The camera system used to film the octopus scene

The "photosphere" underwater viewing chamber, designed by J.E. Williamson

This was the first feature-length motion picture filmed underwater. The underwater scenes were photographed by the Williamson Submarine Film Corporation in the Bahamas. Actual underwater cameras were not used, but a system of watertight tubes and mirrors allowed the camera to shoot reflected images of underwater scenes staged in shallow sunlit waters. For the scene featuring a battle with an octopus, cinematographer John Ernest Williamson devised a viewing chamber called the "photosphere", a 6×10-foot steel globe in which a cameraman could be placed. The chamber was connected to a boat by a submarine tube from where Williamson would give his directions.
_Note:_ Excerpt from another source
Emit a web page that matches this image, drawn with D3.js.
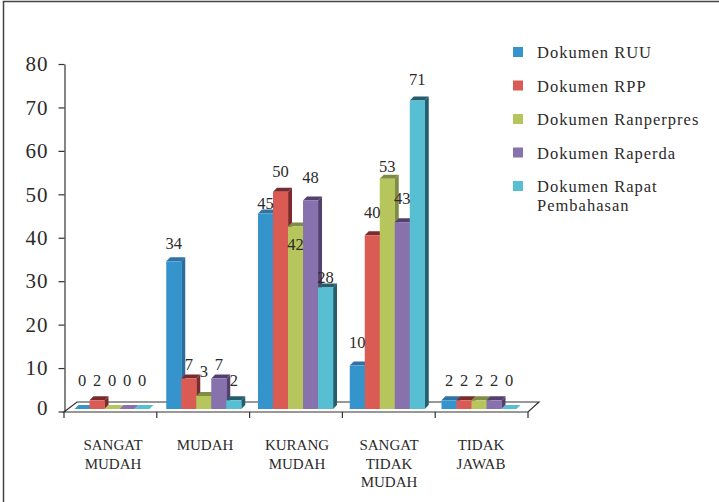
<!DOCTYPE html>
<html>
<head>
<meta charset="utf-8">
<script src="https://cdnjs.cloudflare.com/ajax/libs/d3/7.8.5/d3.min.js"></script>
<style>
  html, body { margin: 0; padding: 0; background: #fff; }
  svg { display: block; }
  text { font-family: "Liberation Serif", "DejaVu Serif", serif; fill: #2b2b2b; }
</style>
</head>
<body>
<svg id="chart" width="719" height="502"></svg>
<script>
// Survey responses per document type, grouped by answer category.
const categories = [["SANGAT", "MUDAH"], ["MUDAH"], ["KURANG", "MUDAH"], ["SANGAT", "TIDAK", "MUDAH"], ["TIDAK", "JAWAB"]];
const seriesNames = [["Dokumen RUU"], ["Dokumen RPP"], ["Dokumen Ranperpres"], ["Dokumen Raperda"], ["Dokumen Rapat", "Pembahasan"]];
const dokumenRUU = [0, 34, 45, 10, 2];
const dokumenRPP = [2, 7, 50, 40, 2];
const dokumenRanperpres = [0, 3, 42, 53, 2];
const dokumenRaperda = [0, 7, 48, 43, 2];
const dokumenRapat = [0, 2, 28, 71, 0];
const yTicks = [0, 10, 20, 30, 40, 50, 60, 70, 80];

// Vertical nudge of each value label from the top of its bar, one row per series.
const labelNudge = [
  [-29, -18, -10, -23, -20],
  [-20, -14, -21, -23, -20],
  [-29, -25, 18, -13, -20],
  [-29, -14, -23, -24, -20],
  [-29, -20, -10, -21, -29]
];

const front = ["#3594CC", "#DA5A54", "#B7C65C", "#8872AE", "#58BFD3"];
const top_ = ["#2F72A5", "#7A2B2E", "#7F8C45", "#54406F", "#255D6C"];
const side = ["#2C6E9B", "#7A2B2E", "#7F8C45", "#54406F", "#255D6C"];
const seriesValues = [dokumenRUU, dokumenRPP, dokumenRanperpres, dokumenRaperda, dokumenRapat];

const svg = d3.select("#chart");
const ink = "#333";

// Frame: only the top and left rules are drawn
svg.append("path").attr("d", "M3.5,502V1.5H719")
  .attr("fill", "none").attr("stroke", "#444").attr("stroke-width", 1.5);

const catIdx = d3.range(categories.length);
const serIdx = d3.range(seriesNames.length);

// Value axis, and a matching scale for the bars that sit slightly forward on the floor
const y = d3.scaleLinear().domain([0, 80]).range([411.5, 64]);
const yBar = y.copy().range([409, 61.5]);

const axisG = svg.append("g").attr("transform", "translate(64.5,0)")
  .call(d3.axisLeft(y).tickValues(yTicks).tickSize(6).tickPadding(10).tickSizeOuter(0));
axisG.selectAll("path, line").attr("stroke", ink).attr("stroke-width", 1.2);
axisG.selectAll("text").attr("font-size", 21).attr("letter-spacing", 1).attr("fill", "#2b2b2b")
  .attr("dy", d => d === 0 ? "0.14em" : "0.32em");

// Floor of the 3-D plot
const floorX = d3.scalePoint().domain(d3.range(categories.length + 1)).range([64, 528]);
const floorFront = 412, floorBack = 402, skew = 11;
svg.append("path")
  .attr("d", d3.line()([[floorX(0), floorFront], [floorX(5), floorFront], [floorX(5) + skew, floorBack], [floorX(0) + skew + 2, floorBack]]) + "Z")
  .attr("fill", "#fff").attr("stroke", ink).attr("stroke-width", 1.2);
svg.append("g").selectAll("line").data(d3.range(categories.length + 1)).join("line")
  .attr("x1", d => floorX(d)).attr("x2", d => floorX(d))
  .attr("y1", floorFront).attr("y2", floorFront + 6)
  .attr("stroke", ink).attr("stroke-width", 1.2);

// Bar groups
const x0 = d3.scaleBand().domain(catIdx).range([74.5, 74.5 + 5 * 75 + 4 * 16.75]).paddingInner(16.75 / 91.75);
const x1 = d3.scaleBand().domain(serIdx).range([0, x0.bandwidth()]);
const depth = 4;
const flat = 5;

const cells = [];
catIdx.forEach(c => serIdx.forEach(s => cells.push({ c, s, v: seriesValues[s][c] })));

const bars = svg.append("g").selectAll("g").data(cells).join("g")
  .attr("transform", d => `translate(${x0(d.c) + x1(d.s)},0)`);
const w = x1.bandwidth();

// Top face
bars.append("path").attr("fill", d => d.v === 0 ? front[d.s] : top_[d.s])
  .attr("d", d => {
    const t = yBar(d.v);
    const h = d.v === 0 ? flat - 1 : depth;
    return d3.line()([[0, t], [w, t], [w + h, t - h], [h, t - h]]) + "Z";
  });
// Side face
bars.filter(d => d.v > 0).append("path").attr("fill", d => side[d.s])
  .attr("d", d => {
    const t = yBar(d.v), b = yBar(0);
    return d3.line()([[w, t], [w + depth, t - depth], [w + depth, b - depth], [w, b]]) + "Z";
  });
// Front face
bars.filter(d => d.v > 0).append("rect").attr("fill", d => front[d.s])
  .attr("x", 0).attr("width", w + 0.3)
  .attr("y", d => yBar(d.v)).attr("height", d => yBar(0) - yBar(d.v));

// Value labels
svg.append("g").selectAll("text").data(cells).join("text")
  .attr("x", d => x0(d.c) + x1(d.s) + w / 2)
  .attr("y", d => yBar(d.v) + labelNudge[d.s][d.c])
  .attr("dy", "0.35em").attr("text-anchor", "middle").attr("font-size", 16.5)
  .text(d => d.v);

// Category labels
const catCenter = d3.scalePoint().domain(catIdx).range([113, 481]);
const catG = svg.append("g").selectAll("text").data(categories).join("text")
  .attr("text-anchor", "middle").attr("font-size", 15)
  .attr("transform", (d, i) => `translate(${catCenter(i)},450)`);
catG.selectAll("tspan").data(d => d).join("tspan")
  .attr("x", 0).attr("y", (d, i) => i * 18.5).text(d => d);

// Legend
const legendY = d3.scalePoint().domain(serIdx).range([52, 186]);
const legend = svg.append("g").selectAll("g").data(seriesNames).join("g")
  .attr("transform", (d, i) => `translate(513,${legendY(i)})`);
legend.append("rect").attr("x", 0).attr("y", -5).attr("width", 10).attr("height", 10)
  .attr("fill", (d, i) => front[i]);
legend.append("text").attr("font-size", 16.5).attr("letter-spacing", 1)
  .selectAll("tspan").data(d => d).join("tspan")
  .attr("x", 24).attr("y", (d, i) => 6 + i * 18.5).text(d => d);
</script>
</body>
</html>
The film was produced by the Universal Film Manufacturing Company (now Universal Pictures), not then known as a major motion picture studio. However, in 1916, they financed this film's innovative special effects, location photography, large sets, exotic costumes, sailing ships, and full-size navigable mock-up of the surfaced submarine Nautilus.

The film took two years to make, at the cost of $500,000. Hal Erickson has said that "the cost of this film was so astronomical that it could not possibly post a profit, putting the kibosh on any subsequent Verne adaptations for the next 12 years".